Problem requirements. Each line from the top of the listing through the one holding "import numpy as np" should be restated word for word, with nothing added and no pictures.
══ Material provided
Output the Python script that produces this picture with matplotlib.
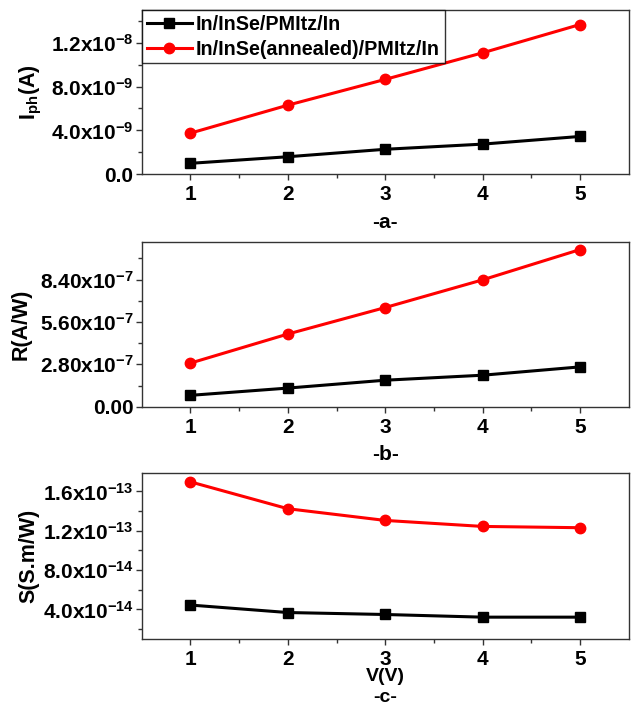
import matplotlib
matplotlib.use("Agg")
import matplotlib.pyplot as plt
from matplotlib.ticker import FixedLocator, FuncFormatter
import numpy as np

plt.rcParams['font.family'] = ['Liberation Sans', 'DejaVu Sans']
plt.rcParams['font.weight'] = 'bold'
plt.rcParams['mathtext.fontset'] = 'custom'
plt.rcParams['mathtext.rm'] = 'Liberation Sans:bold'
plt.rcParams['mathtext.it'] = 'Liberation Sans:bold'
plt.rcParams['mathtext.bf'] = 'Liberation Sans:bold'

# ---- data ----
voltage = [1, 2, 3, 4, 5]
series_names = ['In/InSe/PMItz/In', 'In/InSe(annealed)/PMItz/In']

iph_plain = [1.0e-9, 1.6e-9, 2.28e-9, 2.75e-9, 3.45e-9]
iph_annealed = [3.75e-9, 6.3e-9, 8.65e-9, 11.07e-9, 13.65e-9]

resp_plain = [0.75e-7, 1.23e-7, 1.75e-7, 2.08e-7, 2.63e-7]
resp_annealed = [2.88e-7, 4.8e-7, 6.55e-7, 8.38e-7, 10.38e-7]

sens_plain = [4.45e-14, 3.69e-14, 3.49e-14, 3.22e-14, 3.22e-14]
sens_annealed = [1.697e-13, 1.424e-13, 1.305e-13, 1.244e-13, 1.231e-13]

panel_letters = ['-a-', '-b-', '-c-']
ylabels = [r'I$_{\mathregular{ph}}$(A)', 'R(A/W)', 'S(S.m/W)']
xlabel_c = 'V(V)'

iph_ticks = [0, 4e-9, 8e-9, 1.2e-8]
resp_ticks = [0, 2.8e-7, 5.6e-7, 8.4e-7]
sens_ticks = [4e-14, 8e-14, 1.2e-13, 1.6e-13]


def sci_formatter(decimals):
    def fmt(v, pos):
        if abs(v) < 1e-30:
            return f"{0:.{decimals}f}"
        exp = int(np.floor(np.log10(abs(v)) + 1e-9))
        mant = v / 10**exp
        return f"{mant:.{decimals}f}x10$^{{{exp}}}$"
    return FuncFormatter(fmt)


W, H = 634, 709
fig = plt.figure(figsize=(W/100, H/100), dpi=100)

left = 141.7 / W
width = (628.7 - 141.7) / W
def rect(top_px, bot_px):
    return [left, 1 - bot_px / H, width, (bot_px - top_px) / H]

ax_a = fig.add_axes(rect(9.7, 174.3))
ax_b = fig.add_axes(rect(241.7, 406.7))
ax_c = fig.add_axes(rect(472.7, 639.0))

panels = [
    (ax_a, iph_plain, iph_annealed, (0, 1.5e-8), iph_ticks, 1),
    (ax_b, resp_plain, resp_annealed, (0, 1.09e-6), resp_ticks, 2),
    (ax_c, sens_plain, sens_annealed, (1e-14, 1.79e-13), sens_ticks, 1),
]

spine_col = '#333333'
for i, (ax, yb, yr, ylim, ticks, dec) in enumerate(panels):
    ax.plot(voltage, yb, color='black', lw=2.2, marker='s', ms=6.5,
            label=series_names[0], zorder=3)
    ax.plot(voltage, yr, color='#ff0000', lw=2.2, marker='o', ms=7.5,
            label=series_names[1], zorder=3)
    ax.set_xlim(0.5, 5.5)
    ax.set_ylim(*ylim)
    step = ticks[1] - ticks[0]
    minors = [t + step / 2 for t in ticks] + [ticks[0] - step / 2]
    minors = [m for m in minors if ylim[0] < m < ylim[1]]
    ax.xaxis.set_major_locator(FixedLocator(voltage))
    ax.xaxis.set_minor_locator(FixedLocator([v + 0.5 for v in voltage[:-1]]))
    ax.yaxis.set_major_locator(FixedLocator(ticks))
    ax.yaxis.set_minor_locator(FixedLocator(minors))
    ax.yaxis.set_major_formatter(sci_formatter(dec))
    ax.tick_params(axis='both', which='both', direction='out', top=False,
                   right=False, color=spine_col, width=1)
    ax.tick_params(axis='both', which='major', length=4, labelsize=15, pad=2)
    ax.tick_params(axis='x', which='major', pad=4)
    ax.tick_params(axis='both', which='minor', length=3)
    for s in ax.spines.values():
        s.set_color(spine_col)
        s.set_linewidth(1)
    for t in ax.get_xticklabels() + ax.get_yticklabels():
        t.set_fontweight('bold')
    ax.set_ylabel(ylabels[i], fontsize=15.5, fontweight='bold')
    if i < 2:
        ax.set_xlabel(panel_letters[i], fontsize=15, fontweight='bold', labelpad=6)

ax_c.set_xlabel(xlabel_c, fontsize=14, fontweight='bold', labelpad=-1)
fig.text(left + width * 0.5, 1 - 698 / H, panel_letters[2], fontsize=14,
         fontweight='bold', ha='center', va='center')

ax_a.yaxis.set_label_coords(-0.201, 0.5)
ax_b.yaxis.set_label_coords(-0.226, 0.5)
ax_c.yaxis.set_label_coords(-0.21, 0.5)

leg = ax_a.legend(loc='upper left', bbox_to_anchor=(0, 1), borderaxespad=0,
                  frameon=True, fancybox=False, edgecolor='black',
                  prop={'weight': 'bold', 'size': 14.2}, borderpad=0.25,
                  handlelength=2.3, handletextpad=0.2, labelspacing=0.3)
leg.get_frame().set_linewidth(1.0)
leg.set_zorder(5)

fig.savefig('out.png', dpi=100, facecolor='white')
════
Result for this task.
Output the Python script that produces this picture with matplotlib.
import matplotlib
matplotlib.use("Agg")
import matplotlib.pyplot as plt
from matplotlib.ticker import FixedLocator, FuncFormatter
import numpy as np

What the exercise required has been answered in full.